Thoughts on Navigation ~ The Language of Maps
One of the great strengths of maps are their capacity to condense a lot of information into a small space. If you sat down to write out, say just 1 square kilometre of a reasonably detailed map, you’d soon end up with several pages of text just describing the nature of each feature at which point you would fill many more explaining their relationship to each other. Maps achieve this by using a graphical language made up of symbols and certain conventions.
It may sound very obvious to suggest that before you can successfully navigate with a map, you first need to know what the symbols represent! A well made map should have two characteristics are regards symbols 1) the symbol design should be suggestive of the nature of the feature and 2) symbols should be applied consistently to features across the map – i.e. if a ‘path’ symbol represents a linear track on the ground that is only wide enough for walking, then all such paths in the area mapped should use this symbol and ideally all such paths of this size should be shown. This is a challenge to the map maker, firstly it requires field interpretation and secondly even when the information is correctly classified at the time of printing, the information goes out of date as the map ages.
Your first stop is to look up the ‘map legend’ or ‘key to symbols’ but this may only be a rough guide and you’ll get a better idea when you actually use the map and see how the symbols apply in reality. Take a standard OSI Discovery map – the black colour dashed line symbol is described as a track. In reality this can be anything from a wide forest road to an overgrown firebreak to a vague path. Here’s a brief guide to some of the symbols found on EastWest Mapping maps and how we attempt to classify the features with our working definitions: see attached symbol list.
Motorway, National Primary and Regional Roads – as defined by the National Roads Authority and local authorities, some of the bigger, busier local roads are also shown as Regional Roads.
Minor Road – tarred, in general two cars can pass each other fairly comfortably.
Other Tarred Road – tarred, in general when two cars meet, one will have to pull in to let other pass. These maybe small local public roads or lanes and also roads serving a number of private houses.
Gravel or Dirt road – stone or gravel surface, drivable in an ordinary car, although maybe impossible due to odd gullies or be gated etc. Also used for tarred entrances to single private houses etc.
Track – of vehicle width but not drivable in an ordinary car, four wheel drive or tractor etc. only
Large Path – well worn and used paths often where two people can walk abreast, sometimes tarred in park environments etc. Boardwalk shown with separate symbol.
Small Path – standard narrow but continuous path.
Intermittent Path – you’d need to be following such a path to make it out, also used for alignments of old roads which may not longer be followable.
River Wide – large rivers that you couldn’t normally cross without swimming, deep wading.
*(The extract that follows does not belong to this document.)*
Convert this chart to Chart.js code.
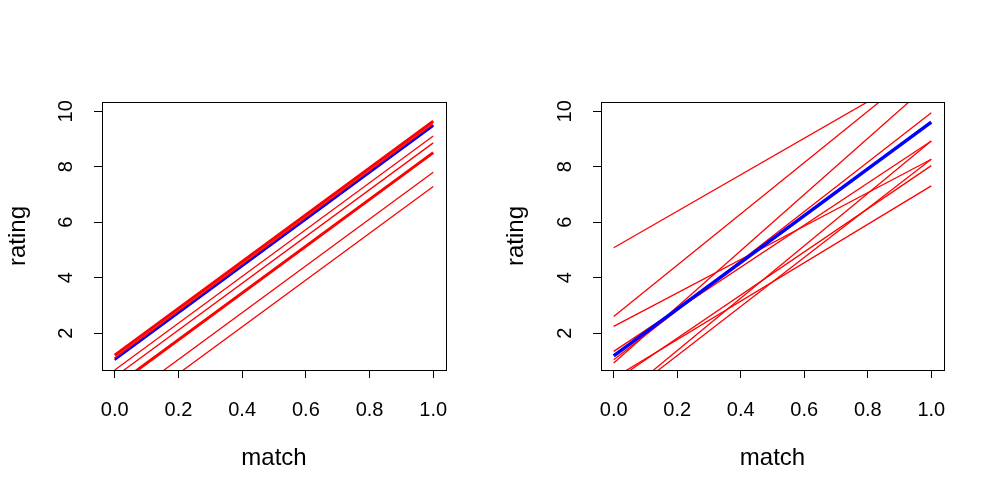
<!DOCTYPE html>
<html>
<head>
<meta charset="utf-8">
<script src="https://cdn.jsdelivr.net/npm/chart.js@4.4.0/dist/chart.umd.min.js"></script>
<style>
  html, body { margin: 0; padding: 0; background: #fff; }
  #wrap { position: relative; width: 997px; height: 498px; }
  .panel { position: absolute; top: 0; height: 498px; }
  #left { left: 0; width: 498px; }
  #right { left: 498px; width: 499px; }
</style>
</head>
<body>
<div id="wrap">
  <div class="panel" id="left"><canvas id="chart-left"></canvas></div>
  <div class="panel" id="right"><canvas id="chart-right"></canvas></div>
</div>
<script>
// axis ticks
const xTicks = [0, 0.2, 0.4, 0.6, 0.8, 1.0];
const yTicks = [2, 4, 6, 8, 10];
const matchEnds = [0, 1];

// left panel: rating at match = 0 and match = 1 for each group
const leftRedStart = [1.20, 1.07, 0.67, 0.42, 0.07, -0.64, -1.15];
const leftRedEnd   = [9.64, 9.51, 9.11, 8.86, 8.51, 7.80, 7.29];
const leftMean     = [1.03, 9.47];
const leftBold     = [0, 1, 4];

// right panel
const rightRedStart = [5.08, 2.60, 2.24, 1.34, 1.04, 0.92, 0.38, 0.26, -0.52, -0.58];
const rightRedEnd   = [11.66, 11.85, 8.27, 8.93, 9.95, 11.05, 7.31, 8.04, 8.93, 8.27];
const rightMean     = [1.18, 9.61];

const FONT = '"Liberation Sans", Arial, sans-serif';

function segment(a, b) {
    return matchEnds.map((x, i) => ({ x: x, y: i === 0 ? a : b }));
}

function lineSet(a, b, color, width) {
    return {
        data: segment(a, b),
        borderColor: color,
        borderWidth: width,
        pointRadius: 0,
        fill: false,
        tension: 0,
        clip: 0
    };
}

// R style box round the plot region
const boxPlugin = {
    id: 'box',
    afterDraw(chart) {
        const { ctx, chartArea: a } = chart;
        ctx.save();
        ctx.strokeStyle = '#000';
        ctx.lineWidth = 1;
        ctx.strokeRect(Math.round(a.left) + 0.5, Math.round(a.top) + 0.5,
            Math.round(a.right - a.left), Math.round(a.bottom - a.top));
        ctx.restore();
    }
};

function makeChart(id, datasets, yWidth, padRight) {
    const ctx = document.getElementById(id).getContext('2d');
    return new Chart(ctx, {
        type: 'line',
        data: { datasets: datasets },
        options: {
            responsive: true,
            maintainAspectRatio: false,
            animation: false,
            layout: { padding: { top: 102, right: padRight, left: 0, bottom: 0 } },
            plugins: { legend: { display: false }, tooltip: { enabled: false } },
            scales: {
                x: {
                    type: 'linear',
                    min: -0.04,
                    max: 1.04,
                    afterBuildTicks: s => { s.ticks = xTicks.map(v => ({ value: v })); },
                    afterFit: s => { s.height = 128; },
                    border: { display: false },
                    grid: { drawOnChartArea: false, drawTicks: true, tickLength: 8, color: '#000' },
                    ticks: {
                        color: '#000',
                        font: { family: FONT, size: 20 },
                        padding: 20,
                        maxRotation: 0,
                        callback: v => v.toFixed(1)
                    },
                    title: {
                        display: true,
                        text: 'match',
                        color: '#000',
                        font: { family: FONT, size: 24 },
                        padding: { top: 0, bottom: 25 }
                    }
                },
                y: {
                    type: 'linear',
                    min: 0.669,
                    max: 10.335,
                    afterBuildTicks: s => { s.ticks = yTicks.map(v => ({ value: v })); },
                    afterFit: s => { s.width = yWidth; },
                    border: { display: false },
                    grid: { drawOnChartArea: false, drawTicks: true, tickLength: 8, color: '#000' },
                    ticks: {
                        color: '#000',
                        font: { family: FONT, size: 20 },
                        padding: 16,
                        minRotation: 90,
                        maxRotation: 90,
                        crossAlign: 'center',
                        callback: v => String(v)
                    },
                    title: {
                        display: true,
                        text: 'rating',
                        color: '#000',
                        font: { family: FONT, size: 24 },
                        padding: { top: 4, bottom: 0 }
                    }
                }
            }
        },
        plugins: [boxPlugin]
    });
}

// first dataset is drawn on top, so the mean line goes first
const leftSets = [lineSet(leftMean[0], leftMean[1], '#0000ff', 2)];
leftRedStart.forEach((a, i) => {
    leftSets.push(lineSet(a, leftRedEnd[i], '#ff0000', leftBold.includes(i) ? 3 : 1.3));
});

const rightSets = [lineSet(rightMean[0], rightMean[1], '#0000ff', 3.5)];
rightRedStart.forEach((a, i) => {
    rightSets.push(lineSet(a, rightRedEnd[i], '#ff0000', 1.3));
});

makeChart('chart-left', leftSets, 102, 52);
makeChart('chart-right', rightSets, 103, 53);
</script>
</body>
</html>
River – large rivers that might be crossable if you search for a suitable set of shallows or rocks. Probably unwise to cross when in flood, unless by bridge!
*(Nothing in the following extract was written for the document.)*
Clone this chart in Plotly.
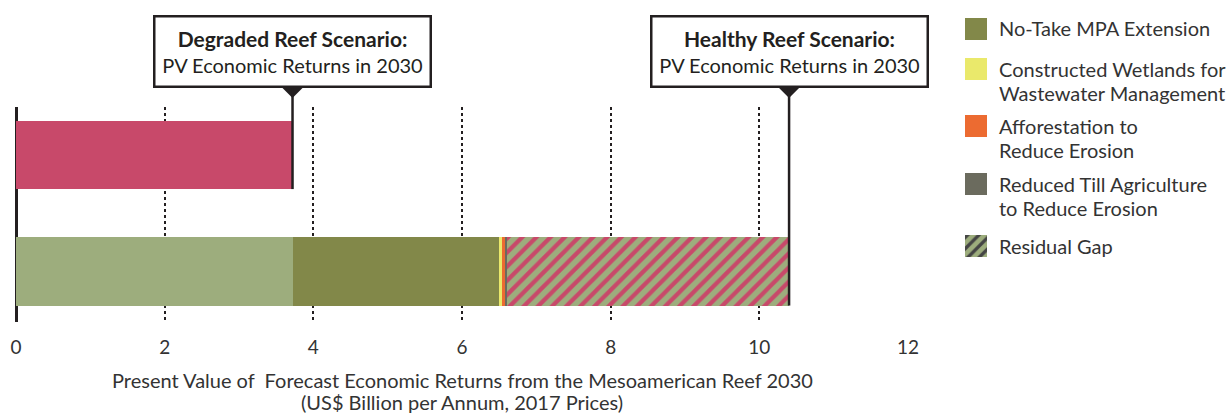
import plotly.graph_objects as go

# ---------------- data ----------------
scenarios = ["Healthy Reef", "Degraded Reef"]
degraded_value = [3.72]
healthy_base = [3.72]
component_names = [
    "No-Take MPA Extension",
    "Constructed Wetlands for Wastewater Management",
    "Afforestation to Reduce Erosion",
    "Reduced Till Agriculture to Reduce Erosion",
    "Residual Gap",
]
component_values = [2.78, 0.04, 0.04, 0.03, 3.79]
legend_lines = [
    ["No-Take MPA Extension"],
    ["Constructed Wetlands for", "Wastewater Management"],
    ["Afforestation to", "Reduce Erosion"],
    ["Reduced Till Agriculture", "to Reduce Erosion"],
    ["Residual Gap"],
]
x_ticks = [0, 2, 4, 6, 8, 10, 12]
callout_titles = ["Degraded Reef Scenario:", "Healthy Reef Scenario:"]
callout_sub = "PV Economic Returns in 2030"
axis_title = ["Present Value of  Forecast Economic Returns from the Mesoamerican Reef 2030",
              "(US$ Billion per Annum, 2017 Prices)"]

# ---------------- style ----------------
W, H = 1226, 414
FONT = "Lato"
TXT = "#333333"
DARK = "#231f20"
PINK = "#C8496A"
BASE = "#9DAD7D"
comp_colors = ["#828849", "#EAE96B", "#EC6B31", "#6B6B5E", BASE]
BAR_W = 0.585

def px_x(p):
    return p / W

def px_y(p):
    return 1 - p / H

# main plot geometry (pixels)
x_dom = [px_x(16), px_x(908)]
y_dom = [px_y(322), px_y(107)]
y_range = [-(322 - 271.5) / 116.5, 1 + (155 - 107) / 116.5]

def ydata_to_paper(v):
    return y_dom[0] + (v - y_range[0]) / (y_range[1] - y_range[0]) * (y_dom[1] - y_dom[0])

fig = go.Figure()

# degraded bar
fig.add_trace(go.Bar(y=[scenarios[1]], x=degraded_value, orientation="h", width=BAR_W,
                     marker=dict(color=PINK, line=dict(width=0)), showlegend=False))
# healthy stacked
fig.add_trace(go.Bar(y=[scenarios[0]], x=healthy_base, orientation="h", width=BAR_W,
                     marker=dict(color=BASE, line=dict(width=0)), showlegend=False))
for name, val, col in zip(component_names, component_values, comp_colors):
    mk = dict(color=col, line=dict(width=0))
    if name == "Residual Gap":
        mk["pattern"] = dict(shape="/", fgcolor=PINK, bgcolor=BASE, size=10, solidity=0.42,
                             fgopacity=1)
    fig.add_trace(go.Bar(y=[scenarios[0]], x=[val], orientation="h", width=BAR_W,
                         marker=mk, name=name, showlegend=False))

# legend swatches on a helper axis (pixel units)
leg_centers = [28.5, 69, 126, 183.5, 246]
fig.add_trace(go.Bar(
    x=[1] * len(component_names), y=leg_centers, orientation="h", width=22,
    xaxis="x2", yaxis="y2", showlegend=False, hoverinfo="skip",
    marker=dict(color=comp_colors, line=dict(width=0),
                pattern=dict(shape=["", "", "", "", "/"], fgcolor=PINK,
                             bgcolor=comp_colors, size=8, solidity=0.42, fgopacity=1)),
))

annotations = []
shapes = []

# legend text
for c, lines in zip(leg_centers, legend_lines):
    for i, ln in enumerate(lines):
        annotations.append(dict(text=ln, xref="paper", yref="paper", x=px_x(997),
                                y=px_y(c + i * 24), xanchor="left", yanchor="middle",
                                showarrow=False, font=dict(family=FONT, size=20, color=TXT)))

# callouts
degraded_end = degraded_value[0]
healthy_end = healthy_base[0] + sum(component_values)
bar_bottom = {scenarios[1]: ydata_to_paper(1 - BAR_W / 2), scenarios[0]: ydata_to_paper(0 - BAR_W / 2)}
for title, end, scen in zip(callout_titles, [degraded_end, healthy_end], [scenarios[1], scenarios[0]]):
    annotations.append(dict(
        text=f"<b><span style='font-size:21px'>{title}</span></b><br>{callout_sub}",
        xref="x", yref="paper",
        x=end, y=px_y(51), xanchor="center", yanchor="middle", showarrow=False,
        align="center", bgcolor="white", bordercolor=DARK, borderwidth=2.5, borderpad=0,
        width=274, height=68, font=dict(family=FONT, size=20, color=DARK)))
    shapes.append(dict(type="path", xref="x", yref="paper", xsizemode="pixel", ysizemode="pixel",
                       xanchor=end, yanchor=px_y(87), path="M-11,0 L11,0 L0,-11 Z",
                       fillcolor=DARK, line=dict(width=0)))
    shapes.append(dict(type="line", xref="x", yref="paper", x0=end, x1=end,
                       y0=px_y(87), y1=bar_bottom[scen], line=dict(color=DARK, width=2.5)))

# axis title
for i, ln in enumerate(axis_title):
    annotations.append(dict(text=ln, xref="x", yref="paper", x=6, y=px_y(380 + i * 22),
                            xanchor="center", yanchor="middle", showarrow=False,
                            font=dict(family=FONT, size=20, color=TXT)))

fig.update_layout(
    width=W, height=H, autosize=False,
    margin=dict(l=0, r=0, t=0, b=0, autoexpand=False),
    paper_bgcolor="white", plot_bgcolor="white",
    barmode="stack", bargap=0,
    font=dict(family=FONT, color=TXT),
    xaxis=dict(domain=x_dom, range=[0, 12], tickvals=x_ticks, ticktext=[str(t) for t in x_ticks],
               showgrid=True, gridcolor=DARK, gridwidth=2, griddash="dot",
               zeroline=True, zerolinecolor=DARK, zerolinewidth=3,
               showline=False, ticks="", ticklabelstandoff=12, automargin=False,
               tickfont=dict(family=FONT, size=19, color=TXT), fixedrange=True),
    yaxis=dict(domain=y_dom, range=y_range, type="category", automargin=False,
               categoryorder="array", categoryarray=scenarios, fixedrange=True,
               showgrid=False, zeroline=False, showticklabels=False, showline=False, ticks=""),
    xaxis2=dict(domain=[px_x(965), px_x(987)], range=[0, 1], visible=False, anchor="y2",
                fixedrange=True),
    yaxis2=dict(domain=[0, 1], range=[H, 0], visible=False, anchor="x2", fixedrange=True),
    annotations=annotations,
    shapes=shapes,
    showlegend=False,
    hovermode=False,
)

fig.write_html("out.html", config={"displayModeBar": False},
               post_script="document.body.style.margin='0';document.body.style.overflow='hidden';")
River/Stream – smaller rivers that are generally crossable without too much difficulty in normal weather.
Intermittent Stream, Gully – streams that dry up in summer, drainage lines and linear marshes.
Spot height, figure only – the altitude at this location, no cairn
Spot height, with dot – the altitude at this location, with cairn or rock
Spot height, with trig pillar – the altitude at this location, marked by survey trigonometric pillar
Features don’t always fall exactly into one category or the other – a road may be of variable width etc., so in these instances the surveyor must choose whatever they think represents the feature best overall.